2 thoughts on “Take the money and run? Or sit tight?

  1. Emily,

    I’m leaving “as is” although I did purchase a very small amount of a big title company stock (trades on the big board) about half of the price it was a year ago which was supposedly $35/sh. Think it was more like $12 when I bought it. If I’d purchased it when the bottom fell out back in November, at it’s lowest, I could’ve gotten it for $5 something.

    I don’t plan to keep this forever like I’m doing with everything else, however. Just figured I could pay for this year’s respite trip after it goes up to where I can make a little profit over the commissions and purchase price. It’s not going to be a very long trip…just an extra long weekend to a nearby beach.

    Reason I picked this one was that I figured no matter how it goes, houses are going to exchange hands the way things are going — either through forced sale or enticement to buy through some tax credit.

    This stuff became available at such a slow rate when I called with the order that I had to wait for the second batch to even be able to purchase the second part, so that was about 4 cents different in price/share by that time.

    I don’t know what it’s been since I bought it, but I need to start keeping up with it. My target price to sell is NOT back up to $35, so I’m not going to be greedy on this one, just to be on the safe side — just to make the purchase profitable. Can’t afford to take any chances. It doesn’t pay any dividends — this is just my Vegas money, but it is a good, sound company, not a gamble, really. Matter of fact, I know the family that runs the company — have all my life. Very ethical, honest folks. Who knew that little company would ever be on the NYSE!

    Know what you mean about the funds seeming to take the biggest drops — mine look just like the Dow to me. I did better in terms of the bottom, on big name “safe” type stocks I own a few of individually.

    My little bit of computer stock continues to roll on — I’d bought it when it was VERY low a few years ago, and then, it took off, so I’m not feeling that sting nearly as much as the others. It was the classic buy low, sell high, but I can’t bring myself to sell it now since it’s riding this thing out so well.

    I’m hoping that my little bitty funds will bounce back with the economy, and besides, we’ll eventually get into stagflation when they start having to print money to pay for all this “stimulus”, and that will make it better not to be all in cash, unless I’m mistaken. Maybe someone can correct me on that, but I think it’ll just be better to have some real assets rather than cash when it starts to shrink. That way you have something with real, rather than relative value. Anyone have in other ideas as to what to put cash into now?

    I was sooo scared when the automobile company’s, er ah, lending institution’s bond values started to drop out of oblivion. A ten thousand dollar bond was, at one time, valued as low as 1,500, maybe lower. Thing is that they were paying around 6% of face value, and still are.
    It bounced up to 3,000 after the first buy out, and about the time these outfits were allowed to be FDIC insured…think they’ve become banks. Anyway, whatever it did, the value of the bonds went up. I just want them to last a few more decades til they mature at face value, and meantime, the 6 % ain’t bad.
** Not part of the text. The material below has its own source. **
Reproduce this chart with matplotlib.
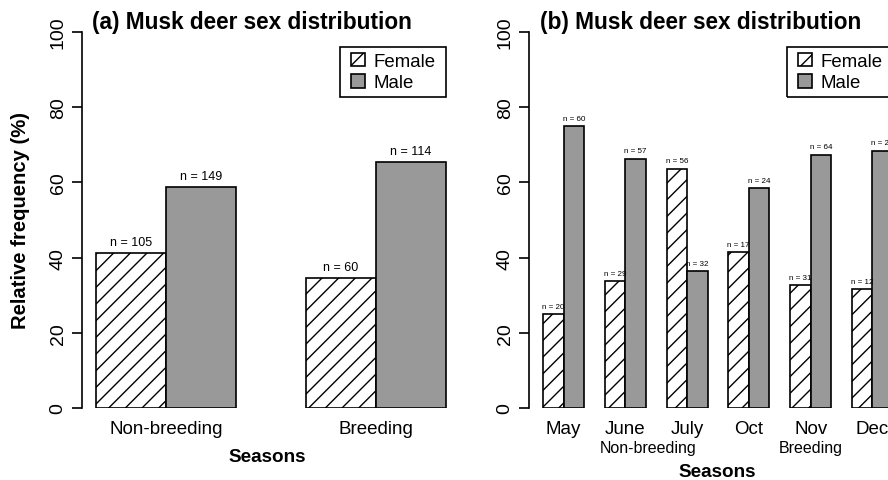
import numpy as np
import matplotlib
matplotlib.use("Agg")
import matplotlib.pyplot as plt
from matplotlib.patches import Rectangle
from matplotlib.transforms import offset_copy

plt.rcParams['font.family'] = ['Liberation Sans', 'DejaVu Sans']
plt.rcParams['hatch.linewidth'] = 1.0

# panel (a): by season
seasons = ["Non-breeding", "Breeding"]
female_a = [41.3, 34.5]
male_a = [58.7, 65.5]
n_female_a = [105, 60]
n_male_a = [149, 114]

# panel (b): by month
months = ["May", "June", "July", "Oct", "Nov", "Dec"]
female_b = [25.0, 33.7, 63.6, 41.5, 32.6, 31.6]
male_b = [75.0, 66.3, 36.4, 58.5, 67.4, 68.4]
n_female_b = [20, 29, 56, 17, 31, 12]
n_male_b = [60, 57, 32, 24, 64, 26]
season_groups = ["Non-breeding", "Breeding"]

GRAY = "#999999"
W, H = 888, 481


def px_axes(fig, left, right, top=33, bottom=409):
    return fig.add_axes([left / W, 1 - bottom / H, (right - left) / W, (bottom - top) / H])


def style_axis(ax, xlim):
    ax.set_xlim(*xlim)
    ax.set_ylim(0, 100)
    for s in ["top", "right", "bottom"]:
        ax.spines[s].set_visible(False)
    ax.spines["left"].set_linewidth(1.2)
    ax.set_yticks([0, 20, 40, 60, 80, 100])
    ax.tick_params(axis="y", length=7, width=1.2, labelsize=14, pad=4, labelrotation=90)
    for lab in ax.get_yticklabels():
        lab.set_va("center")
    ax.tick_params(axis="x", length=0, labelsize=13.5, pad=9)
    ax.patch.set_visible(False)


def draw_bars(ax, female, male, nf, nm, off, fs):
    k = np.arange(len(female))
    xf = 1 + 3 * k
    xm = 2 + 3 * k
    ax.bar(xf, female, width=1, align="edge", color="white", edgecolor="black",
           hatch="//", linewidth=1.2, label="Female")
    ax.bar(xm, male, width=1, align="edge", color=GRAY, edgecolor="black",
           linewidth=1.2, label="Male")
    for x, v, n in zip(xf, female, nf):
        ax.text(x + 0.5, v + off, f"n = {n}", ha="center", va="center", fontsize=fs)
    for x, v, n in zip(xm, male, nm):
        ax.text(x + 0.5, v + off, f"n = {n}", ha="center", va="center", fontsize=fs)
    return xm[-1] + 1


def add_legend(fig, ax, xr):
    # legend without frame, shifted in by the extra side padding; frame drawn after
    pad = 5
    tr = offset_copy(ax.transData, fig=fig, x=-pad, y=0, units="dots")
    leg = ax.legend(loc="upper right", bbox_to_anchor=(xr, 96.0),
                    bbox_transform=tr, borderaxespad=0, fontsize=13.4,
                    handlelength=0.75, handleheight=0.75, handletextpad=0.45,
                    borderpad=0.3, labelspacing=0.22, frameon=False)
    leg.set_clip_on(False)
    fig.canvas.draw()
    bb = leg.get_window_extent()
    fig.patches.append(Rectangle((bb.x0 - pad, bb.y0), bb.width + 2 * pad, bb.height,
                                 transform=None, fill=False, edgecolor="black",
                                 linewidth=1.2, zorder=5))
    return leg


fig = plt.figure(figsize=(W / 100, H / 100), dpi=100)

# (a)
ax1 = px_axes(fig, 82, 460)
style_axis(ax1, (0.8, 6.2))
xr1 = draw_bars(ax1, female_a, male_a, n_female_a, n_male_a, 2.9, 9)
ax1.set_xticks([2, 5])
ax1.set_xticklabels(seasons)
ax1.set_ylabel("Relative frequency (%)", fontsize=14.6, fontweight="bold", labelpad=14)
fig.text(92 / W, 1 - 23 / H, "(a) Musk deer sex distribution",
         fontsize=16.3, fontweight="bold", ha="left", va="center")
fig.text(267 / W, 1 - 458 / H, "Seasons", fontsize=13.6, fontweight="bold", ha="center", va="center")

# (b)
ax2 = px_axes(fig, 529, 907)
style_axis(ax2, (0.32, 18.68))
xr2 = draw_bars(ax2, female_b, male_b, n_female_b, n_male_b, 2.1, 5.8)
ax2.set_xticks(2 + 3 * np.arange(len(months)))
ax2.set_xticklabels(months)
for lab, x in zip(season_groups, [6.1, 14.0]):
    ax2.text(x, -10.6, lab, ha="center", va="center", fontsize=11.5)
fig.text(540 / W, 1 - 23 / H, "(b) Musk deer sex distribution",
         fontsize=16.3, fontweight="bold", ha="left", va="center")
fig.text(717 / W, 1 - 473 / H, "Seasons", fontsize=13.6, fontweight="bold", ha="center", va="center")

add_legend(fig, ax1, xr1)
add_legend(fig, ax2, xr2)

fig.savefig("out.png", dpi=100)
Probably wouldn’t have gotten anything out of a bankruptsy, and that still could happen in the coming decades.

    When I heard the politicians saying we’d have been so bad off if our social security had been put into stocks, I was thinking that I’d STILL be better off had I been able to take my money put into SS all these decades, and put it in the market. With all the growth back in the 80’s and 90’s, even with the resent market downward spiril, I’d STILL have more income than now. I think that would be true in the future, unless of course, we turn into another banana republic which is where it looks like we’re headed right now. Maybe we can turn it around in the next two years — hopefully so!


  2. Very interesting Nancy. You’re way gutsier than I. So give – what’s the name of the (vacation) stock – I might check it out.

    I left my funds where they are too. I did take what she had in cash and put it in my checking account to draw 4 percent interest – promised her I would put it back incrementally with dollar cost averaging once the market picks back up. We can all hope, can’t we?